Doch nun zu meiner eigentlichen Aufgabe als Freiwillige hier. Die Schule, an der ich eingesetzt bin, ist eine Schule für Tourismus, Gastgewerbe und Handel. Die meisten Schüler planen, einmal in der Tourismusbranche zu arbeiten oder tun das während dem Sommer schon. Es ist einer der wichtigsten Wirtschaftssektoren Kroatiens. Und da auch sehr viel deutschsprachige Touristen kommen ist es für die Schüler eine zusätzliche Qualifikation, wenn sie deutsch sprechen können. Neben dem regulären Deutschunterricht engagieren sich die beiden Deutschlehrerinnen der Schule in vielen anderen Deutschprojekten. Meine Aufgaben sind im Unterricht zu assistieren und zum Beispiel eine Aufgabe mit einer Kleingruppe zu machen oder den Unterricht sogar zu übernehmen, wenn die beiden etwas für eines der Projekte organisieren müssen. Außerdem übe ich mit einzelnen Schülern für die Sprachprüfungen. Abgesehen davon übernehme ich kleinere Erledigungen, die im Schulalltag anfallen. Ich durfte auch schon in die Hauptstadt Zagreb fahren, zur Feier des 10-jährigen Jubiläums von PASCH verkleidet als das Deutschmaskottchen der Schule. PASCH steht für die Initiative „Schulen: Partner der Zukunft“, welche weltweit Schulen vernetzt, an denen Deutsch eine besondere Rolle spielt.

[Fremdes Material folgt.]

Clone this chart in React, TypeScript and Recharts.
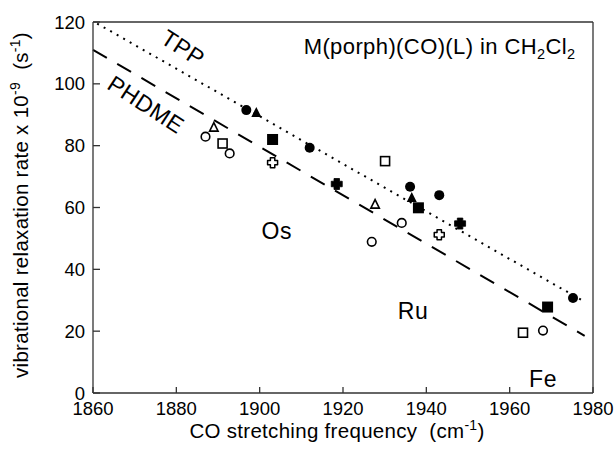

Somit war ich bisher zum Großteil mit Menschen in Kontakt, die deutsch oder englisch sprechen. Trotzdem möchte ich natürlich auch kroatisch lernen. Einige Sätze kann ich schon sagen und demnächst werde ich einen Sprachkurs beginnen. Etwas gewöhnungsbedürftig finde ich die kroatische Sprache schon, aber es gibt auch Wörter, die dem Deutschen oder Italienischen ähneln. Die Cremeschnitte heißt auf kroatisch zum Beispiel kremšnita 🙂 Doch dann gibt es auch Wörter wie ugostiteljstvo (Gastgewerbe) oder četvrtkom (donnerstags), bei denen man sich fragt, wie es möglich sein soll, das auszusprechen. Aber glaubt mir, es geht 🙂

Ich hätte noch so viel mehr zu erzählen, aber das soll es für heute ist einmal gewesen sein. Liebe Grüße aus Pula!